(Task instructions)
Find every line in the records that holds the string "diagram". Copy each one.

(Items)
──────────

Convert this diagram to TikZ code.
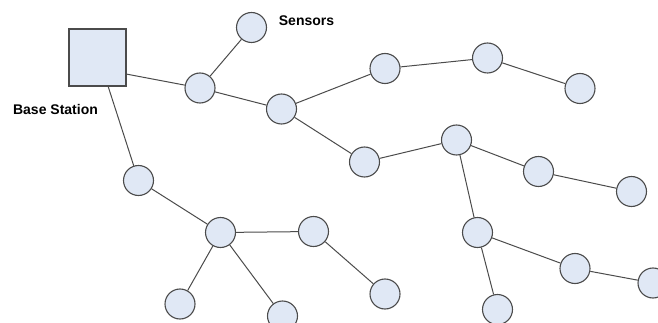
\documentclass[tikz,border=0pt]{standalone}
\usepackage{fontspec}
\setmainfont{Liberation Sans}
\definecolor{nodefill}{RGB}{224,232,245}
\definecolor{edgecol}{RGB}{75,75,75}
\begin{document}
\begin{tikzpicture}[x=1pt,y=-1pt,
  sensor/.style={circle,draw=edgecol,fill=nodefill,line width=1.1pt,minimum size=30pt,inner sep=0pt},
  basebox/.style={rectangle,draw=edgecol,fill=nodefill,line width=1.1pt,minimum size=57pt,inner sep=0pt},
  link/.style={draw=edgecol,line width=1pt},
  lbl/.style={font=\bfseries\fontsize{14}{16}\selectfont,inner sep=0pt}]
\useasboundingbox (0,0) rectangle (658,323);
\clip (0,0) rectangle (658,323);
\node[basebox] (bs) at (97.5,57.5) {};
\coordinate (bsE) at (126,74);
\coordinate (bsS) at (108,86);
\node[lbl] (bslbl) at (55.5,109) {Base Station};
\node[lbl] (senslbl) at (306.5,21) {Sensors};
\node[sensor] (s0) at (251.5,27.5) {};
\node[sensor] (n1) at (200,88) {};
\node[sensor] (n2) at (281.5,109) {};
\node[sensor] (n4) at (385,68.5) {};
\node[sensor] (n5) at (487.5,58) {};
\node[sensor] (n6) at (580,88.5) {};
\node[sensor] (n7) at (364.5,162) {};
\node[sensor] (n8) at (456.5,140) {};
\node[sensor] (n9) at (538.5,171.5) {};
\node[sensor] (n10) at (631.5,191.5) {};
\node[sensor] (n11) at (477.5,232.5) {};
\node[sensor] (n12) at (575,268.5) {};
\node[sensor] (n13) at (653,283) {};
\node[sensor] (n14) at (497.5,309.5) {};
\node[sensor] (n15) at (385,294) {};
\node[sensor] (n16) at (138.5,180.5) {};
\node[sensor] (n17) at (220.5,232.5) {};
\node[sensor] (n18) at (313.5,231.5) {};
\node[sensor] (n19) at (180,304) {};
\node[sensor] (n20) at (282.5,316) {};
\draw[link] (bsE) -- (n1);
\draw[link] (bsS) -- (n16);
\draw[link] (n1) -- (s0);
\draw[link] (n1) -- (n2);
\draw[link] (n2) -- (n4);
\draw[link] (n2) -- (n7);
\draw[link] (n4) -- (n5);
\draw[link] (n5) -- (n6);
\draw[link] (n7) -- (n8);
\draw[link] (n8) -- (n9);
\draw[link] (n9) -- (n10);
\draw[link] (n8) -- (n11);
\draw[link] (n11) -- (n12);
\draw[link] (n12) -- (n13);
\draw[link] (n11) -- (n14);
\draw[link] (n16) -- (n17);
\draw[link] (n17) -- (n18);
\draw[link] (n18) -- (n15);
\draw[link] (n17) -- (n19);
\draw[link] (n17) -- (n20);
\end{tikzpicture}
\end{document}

──────────

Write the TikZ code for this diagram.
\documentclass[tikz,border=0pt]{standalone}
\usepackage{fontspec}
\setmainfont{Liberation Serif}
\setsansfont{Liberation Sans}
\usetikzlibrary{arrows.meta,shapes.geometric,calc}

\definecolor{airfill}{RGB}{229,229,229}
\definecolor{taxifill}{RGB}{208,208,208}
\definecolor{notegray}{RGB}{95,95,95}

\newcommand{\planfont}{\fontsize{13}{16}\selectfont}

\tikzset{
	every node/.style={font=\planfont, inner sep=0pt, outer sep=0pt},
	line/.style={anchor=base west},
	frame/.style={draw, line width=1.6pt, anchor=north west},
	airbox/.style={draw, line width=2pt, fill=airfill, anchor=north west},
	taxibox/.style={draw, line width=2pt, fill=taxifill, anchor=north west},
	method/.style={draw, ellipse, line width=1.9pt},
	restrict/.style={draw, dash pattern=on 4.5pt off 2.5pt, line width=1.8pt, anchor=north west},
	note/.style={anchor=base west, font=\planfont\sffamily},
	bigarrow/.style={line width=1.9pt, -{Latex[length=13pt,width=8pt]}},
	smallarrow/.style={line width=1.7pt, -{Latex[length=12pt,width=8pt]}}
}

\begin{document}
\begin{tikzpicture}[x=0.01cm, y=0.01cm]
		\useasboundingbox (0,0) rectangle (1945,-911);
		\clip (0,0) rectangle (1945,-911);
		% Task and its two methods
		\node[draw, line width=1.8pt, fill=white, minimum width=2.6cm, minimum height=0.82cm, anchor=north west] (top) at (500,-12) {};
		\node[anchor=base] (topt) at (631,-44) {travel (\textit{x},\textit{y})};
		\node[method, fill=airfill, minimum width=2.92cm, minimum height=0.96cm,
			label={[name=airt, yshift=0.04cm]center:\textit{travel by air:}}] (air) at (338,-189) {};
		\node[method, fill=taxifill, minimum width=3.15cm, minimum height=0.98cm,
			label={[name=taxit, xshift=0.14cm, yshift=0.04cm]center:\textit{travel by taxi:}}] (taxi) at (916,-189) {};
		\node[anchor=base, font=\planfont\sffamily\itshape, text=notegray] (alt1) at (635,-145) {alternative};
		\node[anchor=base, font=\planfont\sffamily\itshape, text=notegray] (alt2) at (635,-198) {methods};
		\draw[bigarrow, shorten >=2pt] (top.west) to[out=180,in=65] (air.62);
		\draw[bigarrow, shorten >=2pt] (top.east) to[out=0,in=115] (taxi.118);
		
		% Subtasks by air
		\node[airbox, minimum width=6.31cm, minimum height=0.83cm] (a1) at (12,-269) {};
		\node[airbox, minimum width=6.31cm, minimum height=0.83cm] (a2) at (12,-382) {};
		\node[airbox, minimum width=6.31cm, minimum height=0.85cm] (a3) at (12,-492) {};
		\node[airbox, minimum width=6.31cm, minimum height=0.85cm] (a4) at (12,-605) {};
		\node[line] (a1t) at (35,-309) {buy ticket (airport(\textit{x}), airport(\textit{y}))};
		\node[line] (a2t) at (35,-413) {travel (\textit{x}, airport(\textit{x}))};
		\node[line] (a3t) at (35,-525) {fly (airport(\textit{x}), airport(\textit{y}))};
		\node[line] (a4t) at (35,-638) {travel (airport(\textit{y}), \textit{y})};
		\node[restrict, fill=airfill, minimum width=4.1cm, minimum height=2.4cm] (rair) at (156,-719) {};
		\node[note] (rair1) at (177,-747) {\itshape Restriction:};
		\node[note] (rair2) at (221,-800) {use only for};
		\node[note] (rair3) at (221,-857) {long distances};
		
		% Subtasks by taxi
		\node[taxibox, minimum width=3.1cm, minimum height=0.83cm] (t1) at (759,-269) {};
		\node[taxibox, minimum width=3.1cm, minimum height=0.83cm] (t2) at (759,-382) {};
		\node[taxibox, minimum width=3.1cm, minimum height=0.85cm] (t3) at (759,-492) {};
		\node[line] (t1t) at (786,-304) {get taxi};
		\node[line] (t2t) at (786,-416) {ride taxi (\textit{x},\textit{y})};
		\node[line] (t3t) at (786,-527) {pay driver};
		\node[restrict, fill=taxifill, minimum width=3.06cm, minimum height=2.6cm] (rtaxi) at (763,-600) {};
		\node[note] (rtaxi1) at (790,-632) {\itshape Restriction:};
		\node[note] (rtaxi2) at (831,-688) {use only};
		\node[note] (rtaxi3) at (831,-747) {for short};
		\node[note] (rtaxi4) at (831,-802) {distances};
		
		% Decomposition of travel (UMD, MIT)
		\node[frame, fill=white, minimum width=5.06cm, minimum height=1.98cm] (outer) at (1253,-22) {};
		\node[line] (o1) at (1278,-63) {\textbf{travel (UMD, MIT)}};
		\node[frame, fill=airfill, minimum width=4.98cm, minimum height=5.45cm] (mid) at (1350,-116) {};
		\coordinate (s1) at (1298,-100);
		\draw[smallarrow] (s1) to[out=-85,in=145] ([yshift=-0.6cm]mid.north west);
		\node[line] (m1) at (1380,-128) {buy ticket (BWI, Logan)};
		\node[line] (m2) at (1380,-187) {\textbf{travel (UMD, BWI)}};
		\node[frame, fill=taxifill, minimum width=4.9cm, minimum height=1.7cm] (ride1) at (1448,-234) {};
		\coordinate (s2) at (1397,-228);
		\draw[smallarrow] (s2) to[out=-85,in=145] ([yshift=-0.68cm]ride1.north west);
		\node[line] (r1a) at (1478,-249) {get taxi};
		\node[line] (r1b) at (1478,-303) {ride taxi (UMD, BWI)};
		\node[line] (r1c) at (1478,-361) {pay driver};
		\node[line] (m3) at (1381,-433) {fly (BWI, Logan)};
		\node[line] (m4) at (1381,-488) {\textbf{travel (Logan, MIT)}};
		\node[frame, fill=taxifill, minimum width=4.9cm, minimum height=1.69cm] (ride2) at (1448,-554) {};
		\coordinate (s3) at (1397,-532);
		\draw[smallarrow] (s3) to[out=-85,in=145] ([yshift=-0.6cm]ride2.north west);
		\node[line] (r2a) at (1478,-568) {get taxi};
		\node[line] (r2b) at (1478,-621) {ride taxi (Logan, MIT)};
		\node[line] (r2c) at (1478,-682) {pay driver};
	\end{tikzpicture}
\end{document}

──────────

(Problem solution)
Convert this diagram to TikZ code.
Write the TikZ code for this diagram.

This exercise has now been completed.